Create a data source for data streamed from Kafka in DataPancake.

1. Grant DataPancake access to the database, schema, and table

Open a new snowflake worksheet and run the necessary statements for the database, schema, and table which contain the Kafka data. For example:

GRANT USAGE ON DATABASE DB_NAME TO APPLICATION DATAPANCAKE;
GRANT USAGE ON SCHEMA DB_NAME.SCHEMA_NAME TO APPLICATION DATAPANCAKE;
GRANT REFERENCES, SELECT ON TABLE DB_NAME.SCHEMA_NAME.TABLE_NAME TO APPLICATION DATAPANCAKE;

2. In DataPancake, navigate to the Data Sources page

3. Enter a name for the new data source

4. Select the data source type

5. (Optional) Enter data source tags

These are simply used for filtering / searching. For example: dev, prod, api, csv

6. Select "Kafka" for the source stream platform

7. (Optional) Deduplicate Messages

If checked, two dynamic tables will be produced for the root attributes in the semi-structured data source. The first dynamic table will be used to flatten the root attributes. The second dynamic table will be used to filter the flattened rows using a window function (configured in the next step) to produce the most recent message for each primary key.

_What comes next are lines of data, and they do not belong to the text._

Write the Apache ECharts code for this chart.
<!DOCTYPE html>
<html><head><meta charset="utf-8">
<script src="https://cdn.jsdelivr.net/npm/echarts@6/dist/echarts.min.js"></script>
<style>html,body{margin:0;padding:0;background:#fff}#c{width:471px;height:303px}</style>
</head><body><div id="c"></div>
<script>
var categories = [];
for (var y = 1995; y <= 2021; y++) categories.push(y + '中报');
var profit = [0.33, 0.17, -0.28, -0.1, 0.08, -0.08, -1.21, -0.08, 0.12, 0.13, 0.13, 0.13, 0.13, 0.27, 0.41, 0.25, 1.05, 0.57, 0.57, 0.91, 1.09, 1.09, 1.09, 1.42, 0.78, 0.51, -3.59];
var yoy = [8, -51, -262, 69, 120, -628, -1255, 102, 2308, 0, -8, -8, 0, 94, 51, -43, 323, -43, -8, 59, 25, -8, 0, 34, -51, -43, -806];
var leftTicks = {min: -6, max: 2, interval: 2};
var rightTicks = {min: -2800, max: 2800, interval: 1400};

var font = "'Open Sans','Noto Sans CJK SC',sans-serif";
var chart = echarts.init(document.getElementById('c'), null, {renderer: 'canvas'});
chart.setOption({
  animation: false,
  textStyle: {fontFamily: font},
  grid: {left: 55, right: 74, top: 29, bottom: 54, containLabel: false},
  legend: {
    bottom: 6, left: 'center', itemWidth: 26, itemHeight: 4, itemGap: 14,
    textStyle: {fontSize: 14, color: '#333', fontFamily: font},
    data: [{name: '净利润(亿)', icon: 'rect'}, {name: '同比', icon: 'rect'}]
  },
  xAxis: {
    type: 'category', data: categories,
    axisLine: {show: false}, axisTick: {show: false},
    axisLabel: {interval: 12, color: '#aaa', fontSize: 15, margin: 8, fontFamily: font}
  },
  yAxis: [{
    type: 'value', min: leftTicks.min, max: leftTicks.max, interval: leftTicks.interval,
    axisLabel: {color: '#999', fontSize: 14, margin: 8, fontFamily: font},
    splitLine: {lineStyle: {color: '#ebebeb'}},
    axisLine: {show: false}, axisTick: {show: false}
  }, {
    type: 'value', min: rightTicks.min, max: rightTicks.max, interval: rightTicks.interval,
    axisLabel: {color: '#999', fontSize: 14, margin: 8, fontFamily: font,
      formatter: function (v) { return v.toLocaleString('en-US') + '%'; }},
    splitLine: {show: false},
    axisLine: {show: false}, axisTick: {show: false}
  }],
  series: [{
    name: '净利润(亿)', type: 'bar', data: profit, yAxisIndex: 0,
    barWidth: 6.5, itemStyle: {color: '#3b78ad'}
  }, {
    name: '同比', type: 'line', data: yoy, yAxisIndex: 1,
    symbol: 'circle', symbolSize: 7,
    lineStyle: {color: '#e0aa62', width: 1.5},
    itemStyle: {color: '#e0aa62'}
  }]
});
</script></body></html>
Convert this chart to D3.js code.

8. Enter the Deduplication SQL Expression

Required only if "Deduplicate Messages" is toggled on

The sql expression used to deduplicate the source stream messages based on a primary key and sort order to produce the most recent message. This value is required if the SQL Code Generation feature is selected and the Deduplicate Messages option is enabled.